Quem inspira os eu alimentar-se e o seu modo de vestir?

(4) Finalmente, o jejum e a abstinência, fazem-nos recordar aqueles que passam privação, sobretudo a fome, abrindo-nos para os irmãos necessitados.

Há tantos que, à força, pela gritante injustiça social em nosso País, jejuam e se abstêm todos os dias, o ano todo!

O jejum nos faz sentir um pouco a sua dor, tão concreta, tão real, tão dolorosa!

Por isso mesmo, na tradição mística e ascética da Igreja, o jejum e a abstinência devem ser acompanhados sempre pela esmola: aquele alimento do qual me privo, já não é mais meu, mas deve ser destinado ao pobre. É por isso que os pobres, ainda hoje, nos dias de jejum, pedem nas portas o “meu jejum”.

Eis o jejum perfeito: ele me abre para Deus e para os irmãos. Neste ponto, é enorme a insistência seja da Sagrada Escritura, seja dos Padres da Igreja (os santos doutores dos primeiros séculos do cristianismo).

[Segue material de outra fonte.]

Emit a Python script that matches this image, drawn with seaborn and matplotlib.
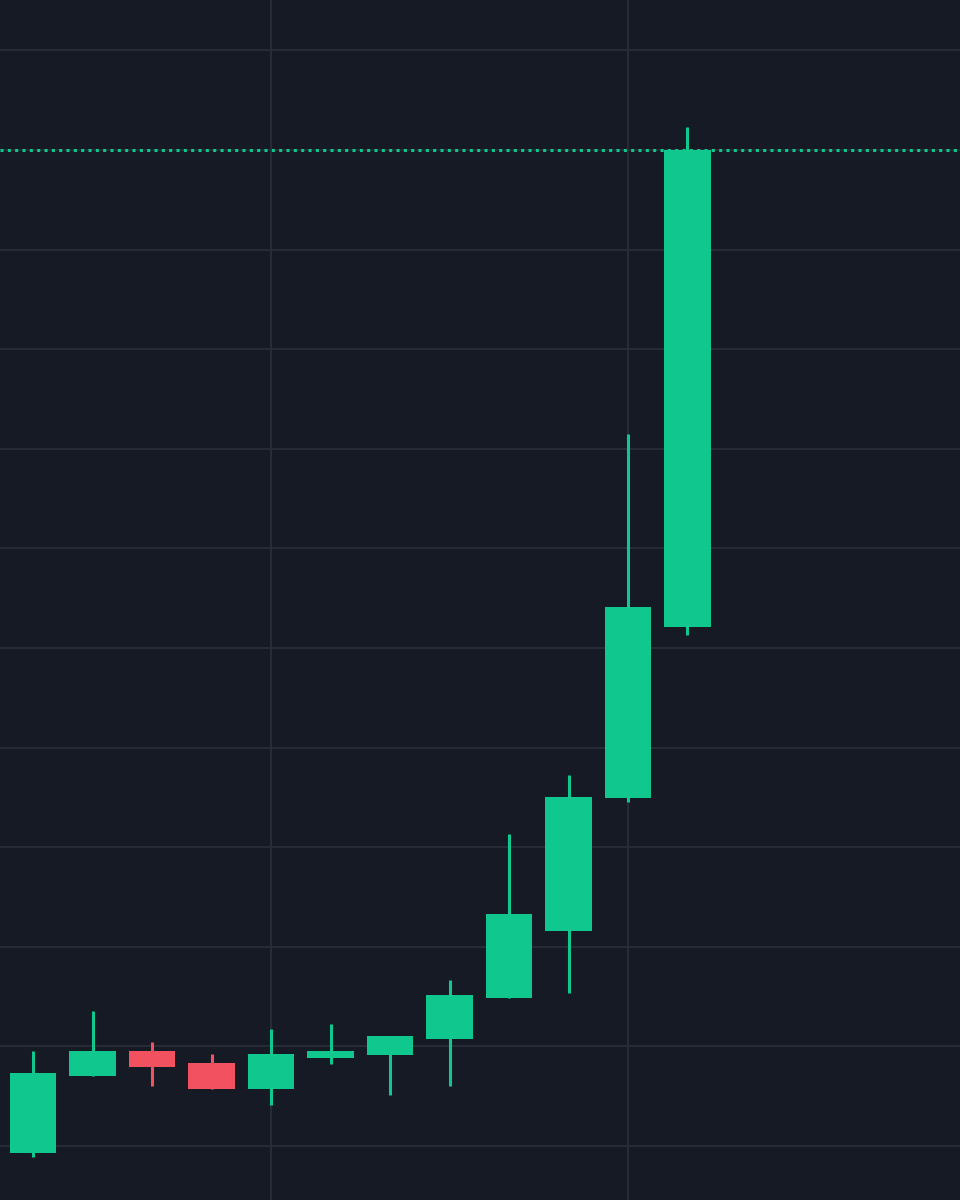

Resta-nos, agora, passar da teoria à prática. Seja esta nossa quaresma rica do jejum e da abstinência, enriquecidos com o bem da caridade fraterna, da esmola, que se efetiva na atenção e preocupação ativa e concreta pelos pobres de todas as pobretas.

Pergunte-se:

Como é minha relação com os pobres das várias pobrezas do mundo?

Sei ir ao encontro dos necessitados? Partilho o que tenho em abundância, seja material seja espiritualmente?

Vejo nos irmãos, sobretudo nos pobres e necessitados, a presença de Cristo? Honro-os, ajudo-os, amo-os por amor a Cristo?